Set task:
All lines holding the string "this" are to be shown.

Stored data:

══════════════════════════════

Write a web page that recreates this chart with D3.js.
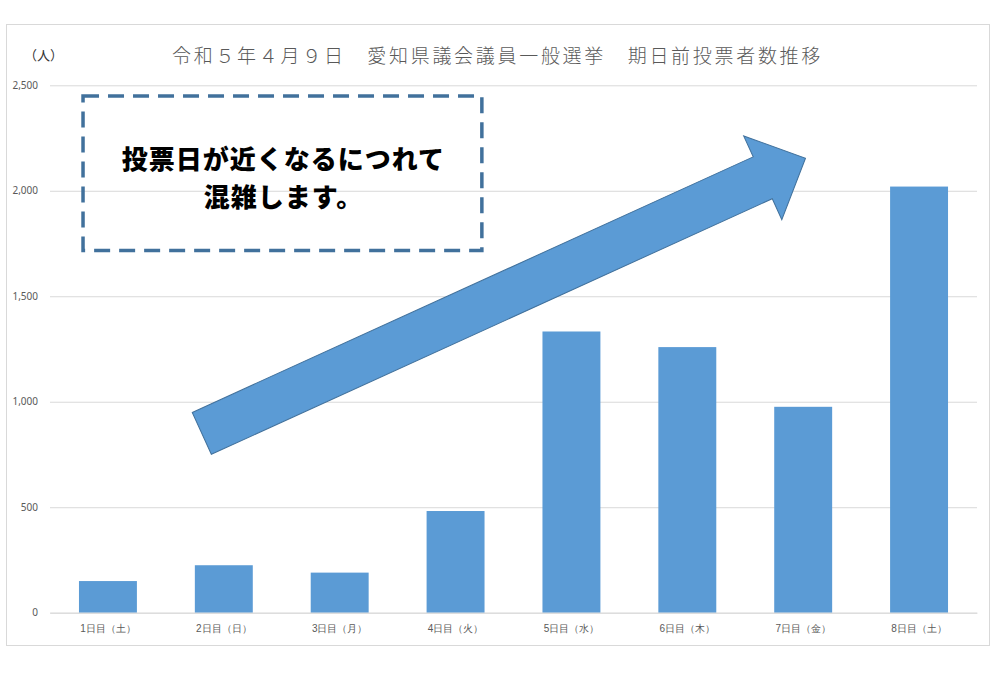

══════════════════════════════

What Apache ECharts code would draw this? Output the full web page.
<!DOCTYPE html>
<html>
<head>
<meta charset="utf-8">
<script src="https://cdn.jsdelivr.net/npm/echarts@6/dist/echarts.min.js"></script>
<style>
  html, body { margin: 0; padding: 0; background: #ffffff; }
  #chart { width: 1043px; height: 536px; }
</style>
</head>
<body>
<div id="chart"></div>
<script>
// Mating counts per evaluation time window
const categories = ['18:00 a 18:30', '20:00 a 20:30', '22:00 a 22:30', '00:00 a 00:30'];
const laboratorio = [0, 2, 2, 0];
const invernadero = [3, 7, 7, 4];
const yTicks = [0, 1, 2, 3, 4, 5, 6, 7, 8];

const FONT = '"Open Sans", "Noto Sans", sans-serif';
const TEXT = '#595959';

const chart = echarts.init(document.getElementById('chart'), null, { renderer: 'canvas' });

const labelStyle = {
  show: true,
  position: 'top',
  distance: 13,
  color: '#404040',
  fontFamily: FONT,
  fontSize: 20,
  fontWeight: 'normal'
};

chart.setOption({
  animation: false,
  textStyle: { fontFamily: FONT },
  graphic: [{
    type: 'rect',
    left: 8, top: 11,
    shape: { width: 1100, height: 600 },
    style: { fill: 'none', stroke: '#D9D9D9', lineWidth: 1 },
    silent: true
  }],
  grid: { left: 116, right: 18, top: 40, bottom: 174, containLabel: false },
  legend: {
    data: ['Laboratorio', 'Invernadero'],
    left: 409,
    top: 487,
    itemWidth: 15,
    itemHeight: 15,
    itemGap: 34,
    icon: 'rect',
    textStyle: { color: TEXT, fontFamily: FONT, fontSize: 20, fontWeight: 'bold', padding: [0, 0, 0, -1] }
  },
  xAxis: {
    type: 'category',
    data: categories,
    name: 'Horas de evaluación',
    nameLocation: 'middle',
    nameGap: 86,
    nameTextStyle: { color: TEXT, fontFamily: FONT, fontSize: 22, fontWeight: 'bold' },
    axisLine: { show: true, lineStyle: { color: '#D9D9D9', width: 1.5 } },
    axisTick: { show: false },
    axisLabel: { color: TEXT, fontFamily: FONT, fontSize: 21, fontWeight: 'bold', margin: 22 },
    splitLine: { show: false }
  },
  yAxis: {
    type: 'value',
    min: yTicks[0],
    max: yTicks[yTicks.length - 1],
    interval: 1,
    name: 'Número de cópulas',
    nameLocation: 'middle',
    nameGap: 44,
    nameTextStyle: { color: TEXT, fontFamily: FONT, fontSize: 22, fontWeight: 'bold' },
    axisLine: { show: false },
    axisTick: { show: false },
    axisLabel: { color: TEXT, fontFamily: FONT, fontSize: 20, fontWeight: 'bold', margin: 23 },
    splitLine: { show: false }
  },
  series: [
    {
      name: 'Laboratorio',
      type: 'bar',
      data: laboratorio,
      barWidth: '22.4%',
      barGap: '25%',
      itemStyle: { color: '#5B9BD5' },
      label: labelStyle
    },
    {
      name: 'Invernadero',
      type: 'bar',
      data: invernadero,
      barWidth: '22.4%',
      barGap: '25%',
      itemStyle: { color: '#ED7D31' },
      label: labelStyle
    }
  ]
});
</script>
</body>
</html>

══════════════════════════════

Task answer:
Write a web page that recreates this chart with D3.js.
What Apache ECharts code would draw this? Output the full web page.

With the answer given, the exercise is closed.